Intensional Computation


Speaker: Barry Jay

Affiliation: QCIS, School of Software, University of Technology Sydney

Time: Monday 13/08/2012 from 14:00 to 15:00

Venue: Access Grid UWS. Presented from Penrith (Y239), accessible from Parramatta (EB.1.32) and Campbelltown (26.1.50).

Abstract:

Intensional computation is concerned with the ability to query internal structure. Most commonly, the structure is a database, and the goal is select or update the data in the structure. However, it is common to represent functions, such as computer programs, by a structure, and to query this structure, as when looking for computer viruses, or compiling a program.

Till now, queries have received little attention within the foundations of computing. Classical theorems reduce all computation to extensional computation, as represented by, say, lambda calculus or combinators built from extensional operators (usually, S, K and I). However, there are intensional operators, able to support generic queries, that cannot be defined in terms of extensional operators.

This talk will introduce the factorisation operator, and use it to define generic queries for selecting and updating, as pattern-matching functions. If there is time, a self-interpreter will be defined, and shown to have a statically defined type taken from System F.

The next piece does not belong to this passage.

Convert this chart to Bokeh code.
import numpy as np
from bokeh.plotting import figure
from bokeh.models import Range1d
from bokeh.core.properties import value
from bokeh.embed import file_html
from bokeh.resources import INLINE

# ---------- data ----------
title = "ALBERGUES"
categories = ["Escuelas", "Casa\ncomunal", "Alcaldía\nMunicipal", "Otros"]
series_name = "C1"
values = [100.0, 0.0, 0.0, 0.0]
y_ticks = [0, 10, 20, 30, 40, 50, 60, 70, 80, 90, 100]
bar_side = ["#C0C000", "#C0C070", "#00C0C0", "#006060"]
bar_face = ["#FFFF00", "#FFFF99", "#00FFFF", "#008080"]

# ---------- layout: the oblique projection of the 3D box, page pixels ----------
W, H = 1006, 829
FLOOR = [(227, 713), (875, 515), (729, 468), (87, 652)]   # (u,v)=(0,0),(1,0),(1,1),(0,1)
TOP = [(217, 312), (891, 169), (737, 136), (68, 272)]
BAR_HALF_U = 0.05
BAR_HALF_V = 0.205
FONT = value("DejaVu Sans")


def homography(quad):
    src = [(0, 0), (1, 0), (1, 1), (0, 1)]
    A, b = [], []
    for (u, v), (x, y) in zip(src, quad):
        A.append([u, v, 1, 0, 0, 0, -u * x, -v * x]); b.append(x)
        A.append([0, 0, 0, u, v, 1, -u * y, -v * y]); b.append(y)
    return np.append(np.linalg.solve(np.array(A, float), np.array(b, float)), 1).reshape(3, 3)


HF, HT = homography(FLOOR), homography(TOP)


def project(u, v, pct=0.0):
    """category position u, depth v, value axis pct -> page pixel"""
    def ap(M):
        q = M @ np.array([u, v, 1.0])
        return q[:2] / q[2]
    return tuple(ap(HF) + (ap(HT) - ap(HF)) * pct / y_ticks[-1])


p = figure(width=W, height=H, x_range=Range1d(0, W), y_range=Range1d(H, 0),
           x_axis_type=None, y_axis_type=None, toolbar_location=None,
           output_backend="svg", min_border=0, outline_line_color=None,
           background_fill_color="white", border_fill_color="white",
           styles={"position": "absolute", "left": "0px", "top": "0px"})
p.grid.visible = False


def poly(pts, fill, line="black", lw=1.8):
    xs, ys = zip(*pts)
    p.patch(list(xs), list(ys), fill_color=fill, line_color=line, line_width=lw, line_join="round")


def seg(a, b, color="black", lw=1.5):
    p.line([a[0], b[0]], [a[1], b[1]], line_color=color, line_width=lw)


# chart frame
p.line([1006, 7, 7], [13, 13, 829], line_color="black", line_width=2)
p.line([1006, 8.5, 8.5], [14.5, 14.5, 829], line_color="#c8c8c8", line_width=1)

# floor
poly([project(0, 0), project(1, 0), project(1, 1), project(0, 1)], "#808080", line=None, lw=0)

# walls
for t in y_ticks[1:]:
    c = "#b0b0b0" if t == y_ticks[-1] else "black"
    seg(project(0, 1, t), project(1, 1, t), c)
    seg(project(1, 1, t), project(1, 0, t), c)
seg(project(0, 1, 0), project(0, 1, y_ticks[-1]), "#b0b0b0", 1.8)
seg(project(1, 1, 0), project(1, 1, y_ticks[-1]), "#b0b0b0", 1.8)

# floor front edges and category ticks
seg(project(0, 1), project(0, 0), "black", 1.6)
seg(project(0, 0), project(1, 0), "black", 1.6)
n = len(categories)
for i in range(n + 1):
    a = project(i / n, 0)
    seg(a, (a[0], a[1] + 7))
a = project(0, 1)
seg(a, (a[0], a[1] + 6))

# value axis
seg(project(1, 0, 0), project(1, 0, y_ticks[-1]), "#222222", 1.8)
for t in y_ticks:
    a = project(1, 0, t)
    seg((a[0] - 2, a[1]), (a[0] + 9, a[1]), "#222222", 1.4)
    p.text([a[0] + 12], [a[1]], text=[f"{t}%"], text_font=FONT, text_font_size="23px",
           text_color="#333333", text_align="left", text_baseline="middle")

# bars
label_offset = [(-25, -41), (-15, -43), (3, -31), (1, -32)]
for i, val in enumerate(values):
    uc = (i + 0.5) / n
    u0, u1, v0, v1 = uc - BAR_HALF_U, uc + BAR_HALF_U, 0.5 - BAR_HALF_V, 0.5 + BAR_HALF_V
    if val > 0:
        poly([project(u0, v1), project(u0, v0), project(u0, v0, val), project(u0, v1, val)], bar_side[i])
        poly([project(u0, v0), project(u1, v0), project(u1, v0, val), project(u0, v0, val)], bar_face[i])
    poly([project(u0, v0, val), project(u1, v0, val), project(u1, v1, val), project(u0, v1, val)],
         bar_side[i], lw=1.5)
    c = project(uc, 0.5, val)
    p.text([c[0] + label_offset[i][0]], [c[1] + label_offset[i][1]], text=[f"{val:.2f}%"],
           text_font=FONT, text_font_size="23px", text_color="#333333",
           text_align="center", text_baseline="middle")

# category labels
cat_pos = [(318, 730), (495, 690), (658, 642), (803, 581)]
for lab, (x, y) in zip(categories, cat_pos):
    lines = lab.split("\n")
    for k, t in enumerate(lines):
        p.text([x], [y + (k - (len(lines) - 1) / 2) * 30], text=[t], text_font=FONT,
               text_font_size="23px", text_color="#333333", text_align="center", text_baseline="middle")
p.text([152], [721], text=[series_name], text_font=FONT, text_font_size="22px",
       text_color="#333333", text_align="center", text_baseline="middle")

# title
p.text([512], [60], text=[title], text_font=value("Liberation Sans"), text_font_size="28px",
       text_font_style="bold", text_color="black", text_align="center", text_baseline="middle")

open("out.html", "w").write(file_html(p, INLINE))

Biography: Associate Professor Barry Jay is a member of the School of Software and the Centre for Quantum Computing and Intelligent Systems at the University of Technology, Sydney. He obtained his BSc (Hons, pure mathematics) from the University of Sydney (1980) and his PhD (mathematics) from McGill University, Montreal (1984). He learned about computing as a senior research fellow at the Laboratory for the Foundations of Computer Science in Edinburgh before moving to UTS in 1993. His current research develops the pattern calculus and its implications for programming in his language bondi, as set out in his recent Springer monograph 'Pattern Calculus: Computing with Functions and Structures'.